Okay, so I promised a couple of people that I would write about the Jay Sean concert last Thursday at Plush nightclub. (Yes, it took me that long to recover.)
Some background. I am not and have never been a huge fan of any particular music group/act. I don’t faint when a musician I like comes around. I’ve never been a super-fan type. And I don’t attend many concerts. And I’m not a huge clubbing person either (this will make sense later). I went to see the Jay Sean concert simply because I appreciate and recognize his impact on the desi music scene. (Probably not the universal audience he’s going for, though.) And seeing as the concert was two blocks from my house and all of my out-of-state cousins were jealous of me…well I simply couldn’t resist.

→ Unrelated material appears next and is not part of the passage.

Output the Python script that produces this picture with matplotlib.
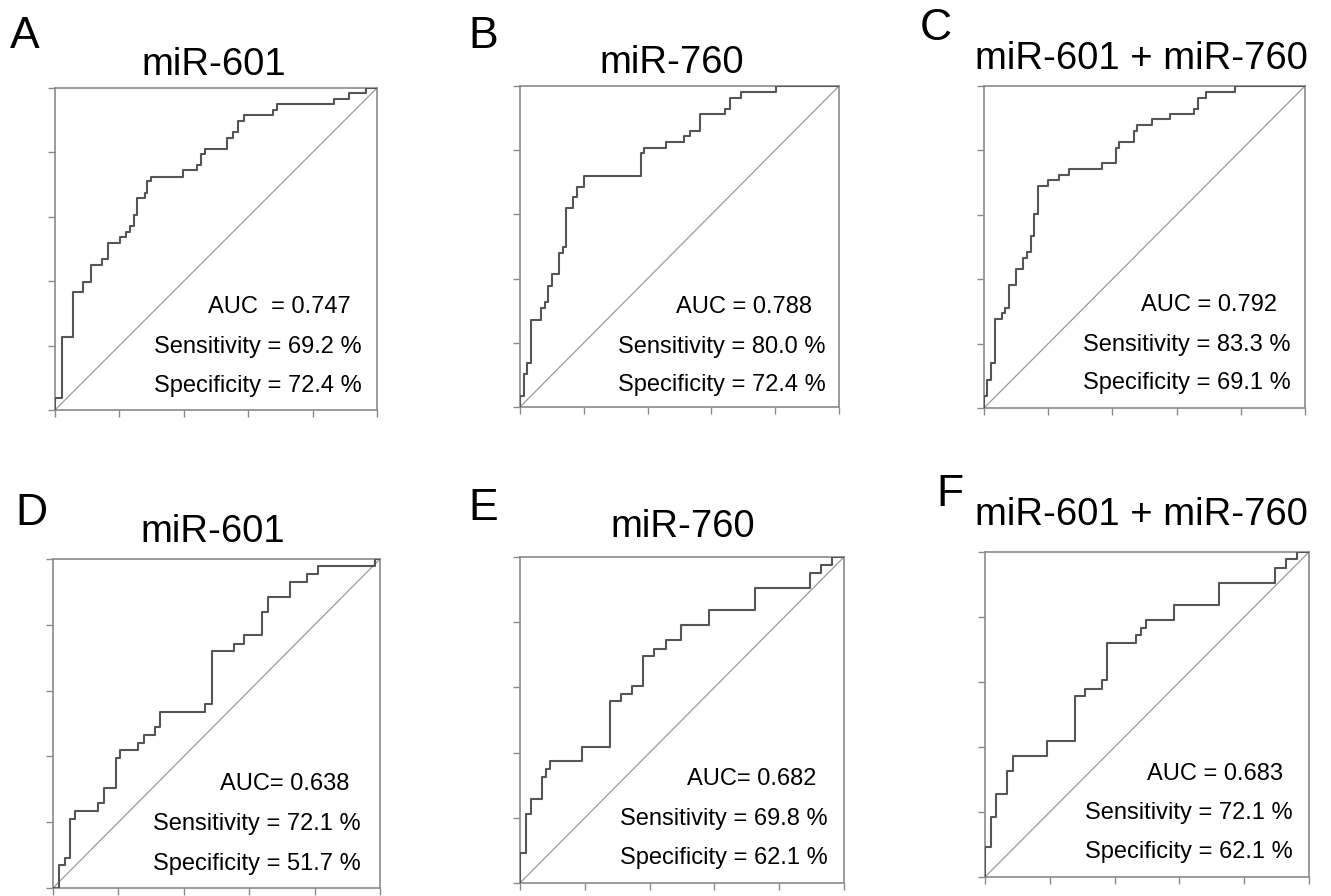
import matplotlib
matplotlib.use("Agg")
import matplotlib.pyplot as plt

plt.rcParams['font.family'] = ['Liberation Sans', 'DejaVu Sans']

W, H = 1331, 896

# ---- data ----
panel_letters = ["A", "B", "C", "D", "E", "F"]
titles = ["miR-601", "miR-760", "miR-601 + miR-760",
          "miR-601", "miR-760", "miR-601 + miR-760"]
auc_labels = ["AUC  = 0.747", "AUC = 0.788", "AUC = 0.792",
              "AUC= 0.638", "AUC= 0.682", "AUC = 0.683"]
sens_labels = ["Sensitivity = 69.2 %", "Sensitivity = 80.0 %", "Sensitivity = 83.3 %",
               "Sensitivity = 72.1 %", "Sensitivity = 69.8 %", "Sensitivity = 72.1 %"]
spec_labels = ["Specificity = 72.4 %", "Specificity = 72.4 %", "Specificity = 69.1 %",
               "Specificity = 51.7 %", "Specificity = 62.1 %", "Specificity = 62.1 %"]

fpr_A = [0, 0.023, 0.057, 0.088, 0.111, 0.145, 0.166, 0.202, 0.221, 0.233, 0.244, 0.254,
         0.280, 0.287, 0.297, 0.399, 0.442, 0.454, 0.466, 0.534, 0.552, 0.567, 0.588,
         0.676, 0.689, 0.867, 0.912, 0.967]
tpr_A = [0.036, 0.226, 0.365, 0.399, 0.451, 0.468, 0.520, 0.537, 0.554, 0.572, 0.606, 0.658,
         0.674, 0.710, 0.725, 0.744, 0.762, 0.796, 0.811, 0.845, 0.863, 0.898, 0.917,
         0.933, 0.950, 0.967, 0.984, 1.0]

fpr_B = [0, 0.013, 0.021, 0.034, 0.066, 0.078, 0.089, 0.099, 0.122, 0.134, 0.144, 0.167,
         0.180, 0.200, 0.379, 0.389, 0.457, 0.514, 0.532, 0.564, 0.644, 0.658, 0.692, 0.801]
tpr_B = [0.033, 0.102, 0.137, 0.272, 0.309, 0.327, 0.376, 0.414, 0.480, 0.499, 0.619, 0.653,
         0.686, 0.720, 0.792, 0.808, 0.826, 0.844, 0.861, 0.913, 0.928, 0.964, 0.980, 1.0]

fpr_C = [0, 0.010, 0.022, 0.034, 0.055, 0.065, 0.079, 0.100, 0.123, 0.133, 0.145, 0.156,
         0.167, 0.200, 0.235, 0.266, 0.369, 0.411, 0.422, 0.468, 0.478, 0.524, 0.579,
         0.655, 0.668, 0.692, 0.782]
tpr_C = [0.036, 0.088, 0.140, 0.275, 0.295, 0.312, 0.381, 0.431, 0.467, 0.485, 0.535, 0.604,
         0.689, 0.708, 0.723, 0.742, 0.760, 0.809, 0.827, 0.861, 0.879, 0.896, 0.913,
         0.928, 0.964, 0.980, 1.0]

fpr_D = [0.018, 0.036, 0.053, 0.068, 0.138, 0.155, 0.192, 0.206, 0.260, 0.278, 0.313, 0.327,
         0.466, 0.485, 0.553, 0.584, 0.640, 0.656, 0.724, 0.778, 0.811, 0.985]
tpr_D = [0.069, 0.091, 0.209, 0.233, 0.257, 0.304, 0.396, 0.419, 0.442, 0.465, 0.488, 0.535,
         0.559, 0.721, 0.743, 0.769, 0.838, 0.883, 0.931, 0.954, 0.979, 1.0]

fpr_E = [0, 0.019, 0.034, 0.069, 0.079, 0.092, 0.192, 0.277, 0.311, 0.346, 0.380, 0.414,
         0.450, 0.498, 0.584, 0.725, 0.894, 0.928, 0.963]
tpr_E = [0.092, 0.211, 0.257, 0.325, 0.349, 0.373, 0.417, 0.557, 0.581, 0.604, 0.695, 0.719,
         0.744, 0.790, 0.836, 0.905, 0.952, 0.974, 1.0]

fpr_F = [0, 0.019, 0.034, 0.069, 0.085, 0.190, 0.277, 0.310, 0.362, 0.378, 0.465, 0.483,
         0.498, 0.584, 0.722, 0.894, 0.928, 0.963]
tpr_F = [0.092, 0.185, 0.256, 0.325, 0.371, 0.418, 0.557, 0.579, 0.605, 0.721, 0.744, 0.767,
         0.790, 0.836, 0.905, 0.952, 0.977, 1.0]

ticks = [0, 0.2, 0.4, 0.6, 0.8, 1.0]

curves = [(fpr_A, tpr_A), (fpr_B, tpr_B), (fpr_C, tpr_C),
          (fpr_D, tpr_D), (fpr_E, tpr_E), (fpr_F, tpr_F)]

# ---- layout (pixels: left, top, right, bottom) ----
axes_px = [(55, 88, 377, 410), (520, 86, 839, 407), (984, 86, 1305, 408),
           (53, 559, 380, 888), (520, 557, 844, 883), (985, 552, 1309, 877)]
letter_px = [(10, 48), (468, 48), (920, 40), (15, 525), (468, 520), (936, 506)]
title_px = [(214, 75), (672, 73), (1141, 69), (213, 542), (683, 537), (1141, 525)]
auc_px = [(208, 313), (676, 313), (1141, 311), (220, 790), (687, 785), (1147, 780)]
sens_px = [(154, 353), (618, 353), (1083, 351), (153, 830), (620, 825), (1085, 819)]
spec_px = [(154, 392), (618, 391), (1083, 389), (153, 870), (620, 864), (1085, 858)]

frame_col = "#8a8a8a"
curve_col = "#555555"
diag_col = "#9a9a9a"

fig = plt.figure(figsize=(W / 100, H / 100), dpi=100)
fig.patch.set_facecolor("white")

def fx(x):
    return x / W

def fy(y):
    return 1 - y / H

for i in range(6):
    l, t, r, b = axes_px[i]
    ax = fig.add_axes([fx(l), fy(b), (r - l) / W, (b - t) / H])
    fpr, tpr = curves[i]
    xs = [0] + list(fpr) + [1]
    ys = [0] + list(tpr) + [1]
    ax.step(xs, ys, where="post", color=curve_col, lw=1.5, zorder=3)
    ax.plot([0, 1], [0, 1], color=diag_col, lw=0.9, zorder=2)
    ax.set_xlim(0, 1)
    ax.set_ylim(0, 1)
    ax.set_xticks(ticks)
    ax.set_yticks(ticks)
    ax.set_xticklabels([])
    ax.set_yticklabels([])
    ax.tick_params(direction="out", length=5, width=1.0, color=frame_col)
    for s in ax.spines.values():
        s.set_color(frame_col)
        s.set_linewidth(1.2)

    fig.text(fx(letter_px[i][0]), fy(letter_px[i][1]), panel_letters[i],
             fontsize=32, ha="left", va="baseline", color="black")
    fig.text(fx(title_px[i][0]), fy(title_px[i][1]), titles[i],
             fontsize=27.5, ha="center", va="baseline", color="black")
    fig.text(fx(auc_px[i][0]), fy(auc_px[i][1]), auc_labels[i],
             fontsize=17, ha="left", va="baseline", color="black")
    fig.text(fx(sens_px[i][0]), fy(sens_px[i][1]), sens_labels[i],
             fontsize=17, ha="left", va="baseline", color="black")
    fig.text(fx(spec_px[i][0]), fy(spec_px[i][1]), spec_labels[i],
             fontsize=17, ha="left", va="baseline", color="black")

fig.savefig("out.png", dpi=100, facecolor="white")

As a kid (and by kid I mean six years ago when I was an impressionable 17-year old) I heard Jay Sean sing “Dance with you” and “Stolen.” Those were huge songs back in the day if you were a little brown kid with a lot of family weddings to attend. His name became well-known. And not only because he changed his name from Kamaljit Singh. Jay Sean’s appeal to the dreamy desi pre-pubescent set was bound to make him some sort of star. Not surprising that he became hot stuff in the UK. But unless you’re a desi living in America, you’re probably not familiar with him as the Brits are. Whatever. Americans. (My friend: “Sean John, what?”)
Okay, so I learned a lot of things after attending a Jay Sean concert:
- If the Facebook event listing for the concert says it will begin at 8PM, be warned. Desi standard time dictates that the doors will open 2 hours later than announced. And the concert itself will start at 1AM.
- Don’t bring a camera because the bouncer will make you take it back home. And after you finally get in, you will find 50 girls taking pictures for Facebook. Where do they hide those things?
- You will be asked to show your ID to the club bouncer at least 5 times to verify that you’re over 21. And then at the bar, they’ll ask to see your ID. Again.
- There will be no women sitting at the bar. Except for you and your cousin. Because the women have already pre-gamed and are drunkenly grinding against everything in sight.
- On the grinding. Oh the grinding. I’m pretty sure Jay Sean’s parents/older relatives were there and I was pretty surprised nobody had a heart attack. There’s no such thing as a group of girls dancing by themselves (we found this out quickly). If you expose your derriere to the room for a second, a boy will latch himself to you aggressively. Hint: It helps to dance with your elbows out.
- Do not, under any cirumstances, try to find a place close to the stage. You will have a) many-a-boy try to grind with you, b) many-a-drunk-girl shove you, c) people drop their iPhones on you d) drunk Punjabi boys try to grope the girls in front of you e) security come.
And, after all that, I’m glad I went. Because even though I was the oldest one there, everyone should at one point have the experience of being in the middle of dozens of screaming boy-fans. Yes, this is true. The boys love Jay Sean more than the girls. No joke. But I am really glad I went. How else would I know that I am too old to go to the concerts of hip-hop hearthrobs?